— BEGIN Available data —
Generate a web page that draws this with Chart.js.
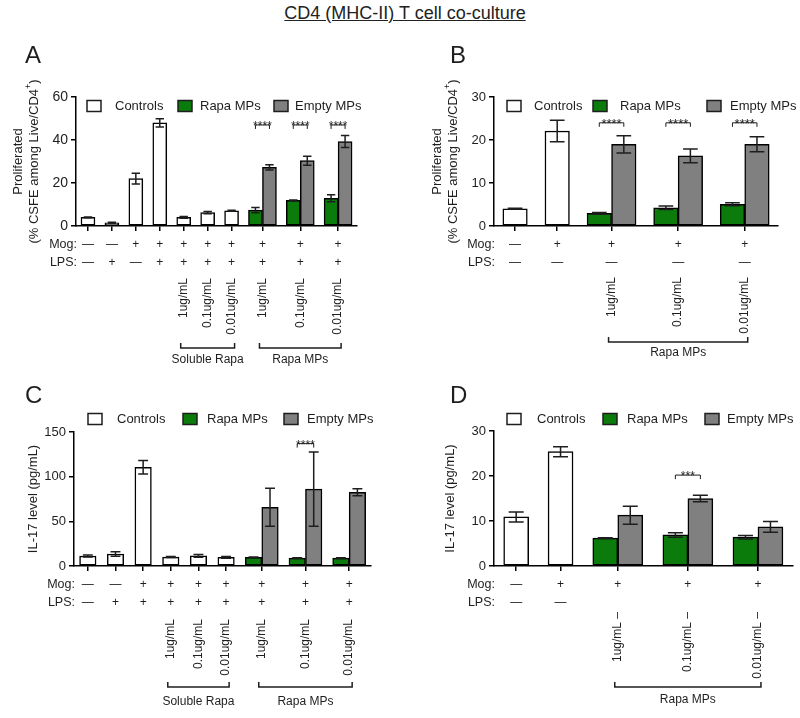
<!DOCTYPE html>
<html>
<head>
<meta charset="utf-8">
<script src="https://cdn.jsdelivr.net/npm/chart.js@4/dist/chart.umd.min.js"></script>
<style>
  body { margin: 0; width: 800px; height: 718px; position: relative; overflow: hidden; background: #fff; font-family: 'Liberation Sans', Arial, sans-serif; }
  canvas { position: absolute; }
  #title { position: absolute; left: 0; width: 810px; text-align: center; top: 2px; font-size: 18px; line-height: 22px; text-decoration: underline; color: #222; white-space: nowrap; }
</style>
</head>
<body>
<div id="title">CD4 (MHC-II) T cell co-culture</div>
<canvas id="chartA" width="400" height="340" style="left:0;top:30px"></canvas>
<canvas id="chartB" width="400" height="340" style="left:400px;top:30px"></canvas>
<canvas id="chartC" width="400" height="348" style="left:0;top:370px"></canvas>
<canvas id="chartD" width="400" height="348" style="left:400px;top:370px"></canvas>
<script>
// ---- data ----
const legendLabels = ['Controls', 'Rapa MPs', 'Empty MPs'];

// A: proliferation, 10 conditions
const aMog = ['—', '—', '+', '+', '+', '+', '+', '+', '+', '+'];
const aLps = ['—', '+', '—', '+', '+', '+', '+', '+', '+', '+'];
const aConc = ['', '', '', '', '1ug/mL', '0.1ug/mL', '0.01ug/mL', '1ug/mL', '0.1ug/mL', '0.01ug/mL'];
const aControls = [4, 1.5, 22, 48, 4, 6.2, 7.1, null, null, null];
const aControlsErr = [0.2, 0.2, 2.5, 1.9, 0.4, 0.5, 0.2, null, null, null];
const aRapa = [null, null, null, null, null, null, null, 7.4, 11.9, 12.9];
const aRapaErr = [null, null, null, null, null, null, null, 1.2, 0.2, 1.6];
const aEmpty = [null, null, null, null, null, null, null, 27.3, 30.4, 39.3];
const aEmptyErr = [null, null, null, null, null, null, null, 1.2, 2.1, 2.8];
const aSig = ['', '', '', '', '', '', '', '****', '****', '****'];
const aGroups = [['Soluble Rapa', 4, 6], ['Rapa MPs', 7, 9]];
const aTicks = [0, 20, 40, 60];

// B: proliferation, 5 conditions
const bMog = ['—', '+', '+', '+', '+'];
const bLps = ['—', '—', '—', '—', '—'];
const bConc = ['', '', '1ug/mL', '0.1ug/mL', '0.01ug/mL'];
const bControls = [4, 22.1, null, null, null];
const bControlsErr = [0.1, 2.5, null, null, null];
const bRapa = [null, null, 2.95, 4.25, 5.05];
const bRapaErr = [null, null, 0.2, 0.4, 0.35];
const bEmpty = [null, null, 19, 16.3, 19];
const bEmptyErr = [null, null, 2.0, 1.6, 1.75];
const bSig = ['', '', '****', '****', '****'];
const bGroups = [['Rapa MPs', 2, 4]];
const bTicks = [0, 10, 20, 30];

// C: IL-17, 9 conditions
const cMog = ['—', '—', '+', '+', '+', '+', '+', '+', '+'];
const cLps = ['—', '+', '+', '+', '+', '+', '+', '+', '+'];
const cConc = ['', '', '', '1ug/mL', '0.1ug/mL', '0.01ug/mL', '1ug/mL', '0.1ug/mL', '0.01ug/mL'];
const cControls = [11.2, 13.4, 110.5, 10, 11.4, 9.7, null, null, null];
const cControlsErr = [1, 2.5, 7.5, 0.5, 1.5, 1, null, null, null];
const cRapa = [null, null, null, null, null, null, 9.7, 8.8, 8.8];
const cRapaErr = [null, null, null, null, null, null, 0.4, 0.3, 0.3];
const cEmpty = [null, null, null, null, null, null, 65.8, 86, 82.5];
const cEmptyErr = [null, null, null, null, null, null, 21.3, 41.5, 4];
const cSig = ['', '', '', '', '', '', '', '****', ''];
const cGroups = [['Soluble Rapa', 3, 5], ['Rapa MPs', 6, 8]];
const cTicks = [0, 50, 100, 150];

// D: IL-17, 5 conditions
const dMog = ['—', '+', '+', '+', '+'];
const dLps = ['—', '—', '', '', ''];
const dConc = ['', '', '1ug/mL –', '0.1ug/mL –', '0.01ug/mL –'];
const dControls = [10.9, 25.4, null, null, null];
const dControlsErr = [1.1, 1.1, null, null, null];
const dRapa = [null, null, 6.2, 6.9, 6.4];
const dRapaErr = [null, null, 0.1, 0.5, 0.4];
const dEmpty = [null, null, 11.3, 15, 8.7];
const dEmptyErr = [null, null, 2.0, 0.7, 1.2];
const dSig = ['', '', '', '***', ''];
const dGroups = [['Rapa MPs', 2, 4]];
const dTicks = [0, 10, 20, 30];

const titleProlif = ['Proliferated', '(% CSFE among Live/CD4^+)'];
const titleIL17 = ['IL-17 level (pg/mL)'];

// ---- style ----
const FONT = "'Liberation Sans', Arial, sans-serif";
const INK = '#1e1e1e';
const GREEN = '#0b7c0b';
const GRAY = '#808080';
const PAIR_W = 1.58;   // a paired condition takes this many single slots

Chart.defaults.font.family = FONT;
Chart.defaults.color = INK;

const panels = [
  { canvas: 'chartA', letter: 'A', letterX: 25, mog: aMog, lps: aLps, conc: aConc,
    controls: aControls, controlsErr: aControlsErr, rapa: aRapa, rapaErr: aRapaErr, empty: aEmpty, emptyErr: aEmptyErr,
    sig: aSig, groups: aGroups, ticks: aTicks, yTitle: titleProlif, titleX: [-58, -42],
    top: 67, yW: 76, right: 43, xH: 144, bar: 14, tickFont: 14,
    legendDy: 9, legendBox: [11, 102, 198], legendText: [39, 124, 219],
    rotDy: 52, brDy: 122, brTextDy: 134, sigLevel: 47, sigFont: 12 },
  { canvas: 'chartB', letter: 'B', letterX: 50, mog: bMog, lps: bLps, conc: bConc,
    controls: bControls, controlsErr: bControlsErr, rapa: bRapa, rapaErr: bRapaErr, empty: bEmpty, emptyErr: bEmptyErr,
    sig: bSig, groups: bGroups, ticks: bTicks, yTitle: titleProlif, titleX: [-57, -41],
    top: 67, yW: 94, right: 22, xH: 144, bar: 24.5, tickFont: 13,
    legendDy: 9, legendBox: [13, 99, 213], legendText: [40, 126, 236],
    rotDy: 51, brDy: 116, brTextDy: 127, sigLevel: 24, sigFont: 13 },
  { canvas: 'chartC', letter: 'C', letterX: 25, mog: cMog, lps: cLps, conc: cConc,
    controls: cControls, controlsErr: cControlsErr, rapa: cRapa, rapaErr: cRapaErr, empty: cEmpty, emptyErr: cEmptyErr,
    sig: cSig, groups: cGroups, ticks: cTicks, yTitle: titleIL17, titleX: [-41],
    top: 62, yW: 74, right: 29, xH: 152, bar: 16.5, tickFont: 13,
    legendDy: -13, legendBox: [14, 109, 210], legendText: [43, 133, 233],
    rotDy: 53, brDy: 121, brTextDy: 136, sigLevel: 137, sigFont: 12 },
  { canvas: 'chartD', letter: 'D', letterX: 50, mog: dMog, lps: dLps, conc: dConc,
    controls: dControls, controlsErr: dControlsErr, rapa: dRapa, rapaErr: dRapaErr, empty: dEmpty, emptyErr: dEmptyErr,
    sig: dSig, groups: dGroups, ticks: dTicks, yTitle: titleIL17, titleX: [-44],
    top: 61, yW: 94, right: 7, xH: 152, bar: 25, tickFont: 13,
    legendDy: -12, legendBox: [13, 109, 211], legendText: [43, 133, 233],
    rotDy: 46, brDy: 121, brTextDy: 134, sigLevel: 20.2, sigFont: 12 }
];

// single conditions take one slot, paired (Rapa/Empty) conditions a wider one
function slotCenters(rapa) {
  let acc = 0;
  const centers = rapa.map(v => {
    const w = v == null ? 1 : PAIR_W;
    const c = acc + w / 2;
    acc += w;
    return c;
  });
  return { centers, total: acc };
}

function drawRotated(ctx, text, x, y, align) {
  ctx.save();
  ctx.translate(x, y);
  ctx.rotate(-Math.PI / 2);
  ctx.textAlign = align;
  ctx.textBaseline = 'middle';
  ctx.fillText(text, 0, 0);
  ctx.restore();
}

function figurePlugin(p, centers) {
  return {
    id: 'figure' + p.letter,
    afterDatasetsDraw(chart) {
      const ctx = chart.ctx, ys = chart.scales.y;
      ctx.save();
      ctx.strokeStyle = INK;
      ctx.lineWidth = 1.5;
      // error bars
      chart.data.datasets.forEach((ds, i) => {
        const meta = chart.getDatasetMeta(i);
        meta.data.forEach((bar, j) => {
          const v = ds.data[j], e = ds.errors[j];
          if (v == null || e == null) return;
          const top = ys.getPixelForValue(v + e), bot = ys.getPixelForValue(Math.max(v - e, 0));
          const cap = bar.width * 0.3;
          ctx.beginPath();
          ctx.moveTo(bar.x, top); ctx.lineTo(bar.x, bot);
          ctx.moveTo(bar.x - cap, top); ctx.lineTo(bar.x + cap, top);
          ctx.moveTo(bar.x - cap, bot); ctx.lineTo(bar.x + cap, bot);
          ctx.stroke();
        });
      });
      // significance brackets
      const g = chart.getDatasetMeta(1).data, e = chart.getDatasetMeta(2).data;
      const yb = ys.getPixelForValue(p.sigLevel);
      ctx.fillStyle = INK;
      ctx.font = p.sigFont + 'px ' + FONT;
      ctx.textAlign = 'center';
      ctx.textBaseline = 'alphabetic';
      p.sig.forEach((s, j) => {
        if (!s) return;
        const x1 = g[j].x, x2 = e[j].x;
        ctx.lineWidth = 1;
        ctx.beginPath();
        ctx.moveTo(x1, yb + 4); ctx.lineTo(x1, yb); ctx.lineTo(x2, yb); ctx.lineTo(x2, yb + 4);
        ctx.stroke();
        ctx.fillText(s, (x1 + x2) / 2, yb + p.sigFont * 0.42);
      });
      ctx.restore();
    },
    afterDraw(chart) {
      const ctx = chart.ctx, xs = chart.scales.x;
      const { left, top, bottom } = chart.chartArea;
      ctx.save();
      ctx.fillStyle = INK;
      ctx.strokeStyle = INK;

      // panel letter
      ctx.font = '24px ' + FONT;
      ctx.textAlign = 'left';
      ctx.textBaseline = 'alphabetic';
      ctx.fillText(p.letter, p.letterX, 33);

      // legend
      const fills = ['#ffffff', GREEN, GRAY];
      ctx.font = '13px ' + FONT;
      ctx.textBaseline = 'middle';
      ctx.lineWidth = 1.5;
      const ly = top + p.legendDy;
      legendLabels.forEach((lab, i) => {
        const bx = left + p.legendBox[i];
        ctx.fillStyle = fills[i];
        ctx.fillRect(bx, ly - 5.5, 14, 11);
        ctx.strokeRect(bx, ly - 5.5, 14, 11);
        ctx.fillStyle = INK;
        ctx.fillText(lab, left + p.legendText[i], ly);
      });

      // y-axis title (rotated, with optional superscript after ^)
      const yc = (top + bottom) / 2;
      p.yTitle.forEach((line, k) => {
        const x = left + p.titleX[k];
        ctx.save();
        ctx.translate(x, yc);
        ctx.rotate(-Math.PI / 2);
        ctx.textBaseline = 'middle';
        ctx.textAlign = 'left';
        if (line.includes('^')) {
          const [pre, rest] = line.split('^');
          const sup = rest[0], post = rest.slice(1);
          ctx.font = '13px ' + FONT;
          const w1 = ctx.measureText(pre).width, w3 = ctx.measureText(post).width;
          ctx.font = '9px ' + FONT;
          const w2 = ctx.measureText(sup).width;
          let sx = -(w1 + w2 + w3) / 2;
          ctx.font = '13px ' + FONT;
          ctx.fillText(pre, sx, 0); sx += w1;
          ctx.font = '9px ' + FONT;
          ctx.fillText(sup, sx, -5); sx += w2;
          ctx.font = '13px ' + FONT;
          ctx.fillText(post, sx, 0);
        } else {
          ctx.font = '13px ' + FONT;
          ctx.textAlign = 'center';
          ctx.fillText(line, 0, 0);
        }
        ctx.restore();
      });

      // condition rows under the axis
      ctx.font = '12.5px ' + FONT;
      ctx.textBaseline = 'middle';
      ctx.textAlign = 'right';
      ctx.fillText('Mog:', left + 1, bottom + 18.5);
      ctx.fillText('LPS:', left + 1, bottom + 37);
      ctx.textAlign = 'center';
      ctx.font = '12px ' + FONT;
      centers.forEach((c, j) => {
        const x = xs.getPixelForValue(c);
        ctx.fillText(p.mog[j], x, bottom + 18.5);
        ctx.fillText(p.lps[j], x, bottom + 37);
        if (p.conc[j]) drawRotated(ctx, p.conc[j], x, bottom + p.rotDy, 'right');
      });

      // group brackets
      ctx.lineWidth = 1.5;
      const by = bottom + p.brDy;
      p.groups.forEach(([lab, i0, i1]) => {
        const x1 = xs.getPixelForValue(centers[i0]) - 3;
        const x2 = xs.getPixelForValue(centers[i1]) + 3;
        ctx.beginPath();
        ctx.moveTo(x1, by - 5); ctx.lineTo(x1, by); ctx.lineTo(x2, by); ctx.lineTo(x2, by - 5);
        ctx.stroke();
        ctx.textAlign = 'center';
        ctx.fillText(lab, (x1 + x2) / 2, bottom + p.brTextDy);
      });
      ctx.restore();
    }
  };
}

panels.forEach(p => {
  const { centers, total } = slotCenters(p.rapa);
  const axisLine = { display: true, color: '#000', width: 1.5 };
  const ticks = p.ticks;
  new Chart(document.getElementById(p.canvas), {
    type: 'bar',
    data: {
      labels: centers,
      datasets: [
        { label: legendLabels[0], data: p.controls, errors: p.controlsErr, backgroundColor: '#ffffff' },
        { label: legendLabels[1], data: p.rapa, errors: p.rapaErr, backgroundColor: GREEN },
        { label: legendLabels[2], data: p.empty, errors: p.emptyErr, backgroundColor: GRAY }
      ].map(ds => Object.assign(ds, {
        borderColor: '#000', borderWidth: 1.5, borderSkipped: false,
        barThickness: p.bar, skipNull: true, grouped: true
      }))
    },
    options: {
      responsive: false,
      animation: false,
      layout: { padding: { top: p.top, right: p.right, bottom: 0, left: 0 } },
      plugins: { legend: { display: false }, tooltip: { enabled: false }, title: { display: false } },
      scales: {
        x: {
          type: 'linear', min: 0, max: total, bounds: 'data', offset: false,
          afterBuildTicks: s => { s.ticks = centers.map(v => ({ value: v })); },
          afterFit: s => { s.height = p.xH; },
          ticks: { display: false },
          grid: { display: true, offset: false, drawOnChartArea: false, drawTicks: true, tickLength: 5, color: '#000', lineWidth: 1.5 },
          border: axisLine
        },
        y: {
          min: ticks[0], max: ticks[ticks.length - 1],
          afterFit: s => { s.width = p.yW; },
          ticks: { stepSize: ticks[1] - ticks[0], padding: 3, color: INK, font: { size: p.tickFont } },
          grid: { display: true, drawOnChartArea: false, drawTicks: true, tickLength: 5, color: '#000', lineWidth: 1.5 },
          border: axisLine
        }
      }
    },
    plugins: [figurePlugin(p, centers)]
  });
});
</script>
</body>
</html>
— END Available data —
Locate the string "this" in the listing above and copy every line where it occurs.

■ **Correct result**:
Generate a web page that draws this with Chart.js.
const PAIR_W = 1.58;   // a paired condition takes this many single slots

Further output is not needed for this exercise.